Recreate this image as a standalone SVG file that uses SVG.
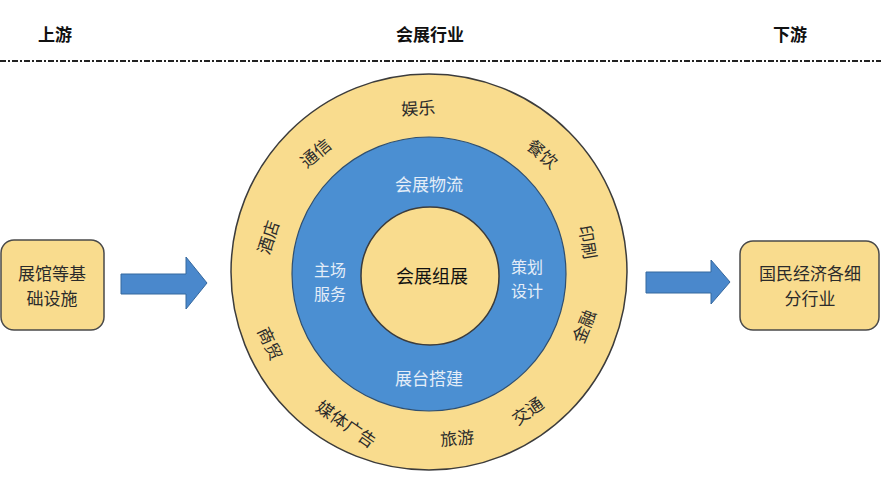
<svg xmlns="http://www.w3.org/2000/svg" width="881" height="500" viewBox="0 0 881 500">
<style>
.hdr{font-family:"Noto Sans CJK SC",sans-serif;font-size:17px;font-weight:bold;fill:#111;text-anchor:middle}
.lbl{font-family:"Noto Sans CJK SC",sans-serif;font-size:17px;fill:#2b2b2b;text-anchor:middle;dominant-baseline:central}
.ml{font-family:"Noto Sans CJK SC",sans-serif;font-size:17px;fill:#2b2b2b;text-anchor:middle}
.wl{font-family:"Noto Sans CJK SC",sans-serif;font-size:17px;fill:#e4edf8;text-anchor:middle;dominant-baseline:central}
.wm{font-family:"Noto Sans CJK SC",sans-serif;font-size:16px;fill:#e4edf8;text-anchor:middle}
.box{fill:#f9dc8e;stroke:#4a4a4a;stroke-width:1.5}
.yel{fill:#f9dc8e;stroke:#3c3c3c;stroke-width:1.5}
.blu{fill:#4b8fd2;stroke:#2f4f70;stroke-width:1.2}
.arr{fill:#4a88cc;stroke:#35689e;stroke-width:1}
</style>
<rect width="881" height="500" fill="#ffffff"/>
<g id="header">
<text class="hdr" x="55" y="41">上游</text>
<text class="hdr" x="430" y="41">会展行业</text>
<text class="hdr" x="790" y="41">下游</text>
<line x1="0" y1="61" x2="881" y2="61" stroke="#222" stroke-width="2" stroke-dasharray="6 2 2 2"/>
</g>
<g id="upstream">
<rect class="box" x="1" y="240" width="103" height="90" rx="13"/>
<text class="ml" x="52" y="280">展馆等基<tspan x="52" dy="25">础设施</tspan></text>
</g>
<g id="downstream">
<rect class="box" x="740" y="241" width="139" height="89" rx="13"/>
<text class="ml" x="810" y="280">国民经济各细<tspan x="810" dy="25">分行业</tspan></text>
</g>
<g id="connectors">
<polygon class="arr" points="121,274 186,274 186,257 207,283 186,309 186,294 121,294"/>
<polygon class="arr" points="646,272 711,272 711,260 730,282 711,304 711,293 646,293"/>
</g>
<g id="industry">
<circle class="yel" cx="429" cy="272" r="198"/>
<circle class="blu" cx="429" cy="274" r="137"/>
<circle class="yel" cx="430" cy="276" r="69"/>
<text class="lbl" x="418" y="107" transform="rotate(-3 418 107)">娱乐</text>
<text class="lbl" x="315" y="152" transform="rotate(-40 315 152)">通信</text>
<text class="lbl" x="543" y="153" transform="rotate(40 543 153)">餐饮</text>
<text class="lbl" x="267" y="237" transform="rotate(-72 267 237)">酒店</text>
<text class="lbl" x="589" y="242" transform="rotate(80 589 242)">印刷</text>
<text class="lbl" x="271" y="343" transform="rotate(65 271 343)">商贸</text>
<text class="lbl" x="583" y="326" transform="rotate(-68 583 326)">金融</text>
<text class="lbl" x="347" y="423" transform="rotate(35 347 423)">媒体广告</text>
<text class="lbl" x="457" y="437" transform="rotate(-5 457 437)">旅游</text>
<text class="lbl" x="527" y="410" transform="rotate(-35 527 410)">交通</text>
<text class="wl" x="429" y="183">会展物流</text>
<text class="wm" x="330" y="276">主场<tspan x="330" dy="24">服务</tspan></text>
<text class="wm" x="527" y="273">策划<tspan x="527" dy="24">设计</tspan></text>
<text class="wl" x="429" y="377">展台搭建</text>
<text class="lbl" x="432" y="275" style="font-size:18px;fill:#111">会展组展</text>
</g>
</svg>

========

» **Given problem**:
Leave out the pictures and output the rest of the material exactly as written.

» **Answer to the problem**:
Recreate this image as a standalone SVG file that uses SVG.
<svg xmlns="http://www.w3.org/2000/svg" width="881" height="500" viewBox="0 0 881 500">
<style>
.hdr{font-family:"Noto Sans CJK SC",sans-serif;font-size:17px;font-weight:bold;fill:#111;text-anchor:middle}
.lbl{font-family:"Noto Sans CJK SC",sans-serif;font-size:17px;fill:#2b2b2b;text-anchor:middle;dominant-baseline:central}
.ml{font-family:"Noto Sans CJK SC",sans-serif;font-size:17px;fill:#2b2b2b;text-anchor:middle}
.wl{font-family:"Noto Sans CJK SC",sans-serif;font-size:17px;fill:#e4edf8;text-anchor:middle;dominant-baseline:central}
.wm{font-family:"Noto Sans CJK SC",sans-serif;font-size:16px;fill:#e4edf8;text-anchor:middle}
.box{fill:#f9dc8e;stroke:#4a4a4a;stroke-width:1.5}
.yel{fill:#f9dc8e;stroke:#3c3c3c;stroke-width:1.5}
.blu{fill:#4b8fd2;stroke:#2f4f70;stroke-width:1.2}
.arr{fill:#4a88cc;stroke:#35689e;stroke-width:1}
</style>
<rect width="881" height="500" fill="#ffffff"/>
<g id="header">
<text class="hdr" x="55" y="41">上游</text>
<text class="hdr" x="430" y="41">会展行业</text>
<text class="hdr" x="790" y="41">下游</text>
<line x1="0" y1="61" x2="881" y2="61" stroke="#222" stroke-width="2" stroke-dasharray="6 2 2 2"/>
</g>
<g id="upstream">
<rect class="box" x="1" y="240" width="103" height="90" rx="13"/>
<text class="ml" x="52" y="280">展馆等基<tspan x="52" dy="25">础设施</tspan></text>
</g>
<g id="downstream">
<rect class="box" x="740" y="241" width="139" height="89" rx="13"/>
<text class="ml" x="810" y="280">国民经济各细<tspan x="810" dy="25">分行业</tspan></text>
</g>
<g id="connectors">
<polygon class="arr" points="121,274 186,274 186,257 207,283 186,309 186,294 121,294"/>
<polygon class="arr" points="646,272 711,272 711,260 730,282 711,304 711,293 646,293"/>
</g>
<g id="industry">
<circle class="yel" cx="429" cy="272" r="198"/>
<circle class="blu" cx="429" cy="274" r="137"/>
<circle class="yel" cx="430" cy="276" r="69"/>
<text class="lbl" x="418" y="107" transform="rotate(-3 418 107)">娱乐</text>
<text class="lbl" x="315" y="152" transform="rotate(-40 315 152)">通信</text>
<text class="lbl" x="543" y="153" transform="rotate(40 543 153)">餐饮</text>
<text class="lbl" x="267" y="237" transform="rotate(-72 267 237)">酒店</text>
<text class="lbl" x="589" y="242" transform="rotate(80 589 242)">印刷</text>
<text class="lbl" x="271" y="343" transform="rotate(65 271 343)">商贸</text>
<text class="lbl" x="583" y="326" transform="rotate(-68 583 326)">金融</text>
<text class="lbl" x="347" y="423" transform="rotate(35 347 423)">媒体广告</text>
<text class="lbl" x="457" y="437" transform="rotate(-5 457 437)">旅游</text>
<text class="lbl" x="527" y="410" transform="rotate(-35 527 410)">交通</text>
<text class="wl" x="429" y="183">会展物流</text>
<text class="wm" x="330" y="276">主场<tspan x="330" dy="24">服务</tspan></text>
<text class="wm" x="527" y="273">策划<tspan x="527" dy="24">设计</tspan></text>
<text class="wl" x="429" y="377">展台搭建</text>
<text class="lbl" x="432" y="275" style="font-size:18px;fill:#111">会展组展</text>
</g>
</svg>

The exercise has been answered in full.